Your task: Please reproduce the lines of the records below from the one holding "Generate a Python" through the one holding "import pandas as pd", inclusive, skipping all pictures.
══ Records for this exercise
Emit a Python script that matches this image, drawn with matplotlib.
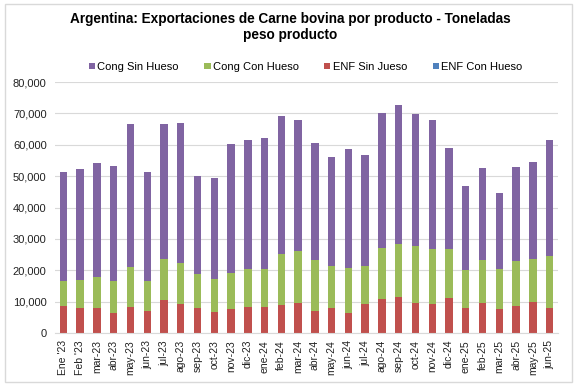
import matplotlib
matplotlib.use("Agg")
import matplotlib.pyplot as plt
from matplotlib.patches import Rectangle
import numpy as np

plt.rcParams["font.family"] = ["Liberation Sans", "DejaVu Sans"]

# Monthly data (tonnes, product weight)
months = ["Ene '23", "Feb '23", "mar-23", "abr-23", "may-23", "jun-23", "jul-23", "ago-23",
          "sep-23", "oct-23", "nov-23", "dic-23", "ene-24", "feb-24", "mar-24", "abr-24",
          "may-24", "jun-24", "jul-24", "ago-24", "sep-24", "oct-24", "nov-24", "dic-24",
          "ene-25", "feb-25", "mar-25", "abr-25", "may-25", "jun-25"]

enf_con_hueso = [0] * 30
enf_sin_hueso = [8700, 7900, 7900, 6500, 8200, 6900, 10500, 9100, 8000, 6800, 7500, 8200,
                 8200, 8900, 9500, 6900, 8000, 6300, 9100, 10700, 11400, 9500, 9100, 11100,
                 7900, 9500, 7700, 8700, 9900, 7900]
cong_con_hueso = [8000, 9100, 9800, 10100, 12700, 9800, 13000, 13200, 10800, 10500, 11600, 12300,
                  12300, 16300, 16600, 16400, 13500, 14300, 12400, 16400, 17100, 18100, 17800, 15600,
                  12100, 13900, 12800, 14300, 13800, 16600]
cong_sin_hueso = [34600, 35300, 36400, 36600, 45600, 34700, 43200, 44700, 31100, 32000, 41200, 41000,
                  41500, 43900, 41900, 37200, 34500, 38200, 35100, 43000, 44300, 42100, 40900, 32300,
                  26800, 29100, 24100, 30000, 30900, 37000]

x = np.arange(len(months))
w = 0.44

fig = plt.figure(figsize=(5.8, 3.89), dpi=100)
ax = fig.add_axes([55 / 580, 1 - 333 / 389, 503 / 580, 251 / 389])

b1 = ax.bar(x, enf_con_hueso, w, color="#4F81BD", zorder=2)
bottom = np.array(enf_con_hueso)
b2 = ax.bar(x, enf_sin_hueso, w, bottom=bottom, color="#C0504D", zorder=2)
bottom = bottom + np.array(enf_sin_hueso)
b3 = ax.bar(x, cong_con_hueso, w, bottom=bottom, color="#9BBB59", zorder=2)
bottom = bottom + np.array(cong_con_hueso)
b4 = ax.bar(x, cong_sin_hueso, w, bottom=bottom, color="#8064A2", zorder=2)

ax.set_ylim(0, 80000)
ax.set_yticks(range(0, 80001, 10000))
ax.set_yticklabels([f"{v:,}" for v in range(0, 80001, 10000)], fontsize=8, color="#222222")
ax.set_xlim(-0.5, len(months) - 0.5)
ax.set_xticks(x)
ax.set_xticklabels(months, rotation=90, fontsize=7.5, color="#222222")
ax.tick_params(length=0)
ax.tick_params(axis="y", pad=6)
ax.tick_params(axis="x", pad=5)
ax.yaxis.grid(True, color="#D9D9D9", linewidth=0.8, zorder=0)
for s in ["top", "right", "left"]:
    ax.spines[s].set_visible(False)
ax.spines["bottom"].set_color("#D9D9D9")

fig.text(0.5, 1 - 27 / 389, "Argentina: Exportaciones de Carne bovina por producto - Toneladas\npeso producto",
         ha="center", va="center", multialignment="center", fontsize=9.8, fontweight="bold",
         linespacing=1.15)

fig.legend([b4, b3, b2, b1], ["Cong Sin Hueso", "Cong Con Hueso", "ENF Sin Jueso", "ENF Con Hueso"],
           loc="center", bbox_to_anchor=(0.527, 1 - 67 / 389), ncol=4, frameon=False, fontsize=8,
           handlelength=0.55, handleheight=0.55, handletextpad=0.2, columnspacing=2.3)

fig.patches.append(Rectangle((5 / 580, 7 / 389), 567 / 580, 378 / 389, transform=fig.transFigure,
                             fill=False, edgecolor="#D9D9D9", linewidth=1))

plt.savefig("out.png")
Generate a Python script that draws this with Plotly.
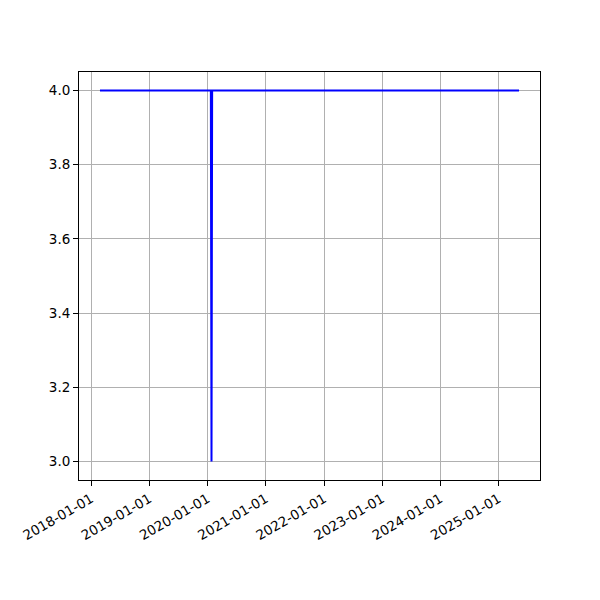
import plotly.graph_objects as go
import pandas as pd

dates = ["2018-02-25", "2020-01-22", "2020-01-26", "2020-01-30", "2025-05-09"]
values = [4.0, 4.0, 3.0, 4.0, 4.0]
tick_dates = ["2018-01-01", "2019-01-01", "2020-01-01", "2021-01-01",
              "2022-01-01", "2023-01-01", "2024-01-01", "2025-01-01"]
y_ticks = [3.0, 3.2, 3.4, 3.6, 3.8, 4.0]

d = pd.to_datetime(dates)
span = d.max() - d.min()
xr = [d.min() - span * 0.05, d.max() + span * 0.05]
vr = max(values) - min(values)
yr = [min(values) - vr * 0.05, max(values) + vr * 0.05]

fig = go.Figure(go.Scatter(x=dates, y=values, mode="lines",
                           line=dict(color="blue", width=2)))

axis_common = dict(showline=True, linecolor="black", linewidth=1, mirror=True,
                   showgrid=True, gridcolor="#b0b0b0", gridwidth=1,
                   ticks="outside", ticklen=5, tickcolor="black", zeroline=False,
                   tickfont=dict(family="DejaVu Sans", size=13.5, color="black"))

fig.update_xaxes(range=xr, tickvals=tick_dates, ticktext=tick_dates,
                 tickangle=-30, **axis_common)
fig.update_yaxes(range=yr, tickvals=y_ticks,
                 ticktext=[f"{v:.1f}" for v in y_ticks], **axis_common)

fig.update_layout(width=600, height=600, plot_bgcolor="white", paper_bgcolor="white",
                  margin=dict(l=67, r=68, t=64, b=128), showlegend=False,
                  font=dict(family="DejaVu Sans"))

fig.write_html("out.html")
════
Exercise answer:
Generate a Python script that draws this with Plotly.
import plotly.graph_objects as go
import pandas as pd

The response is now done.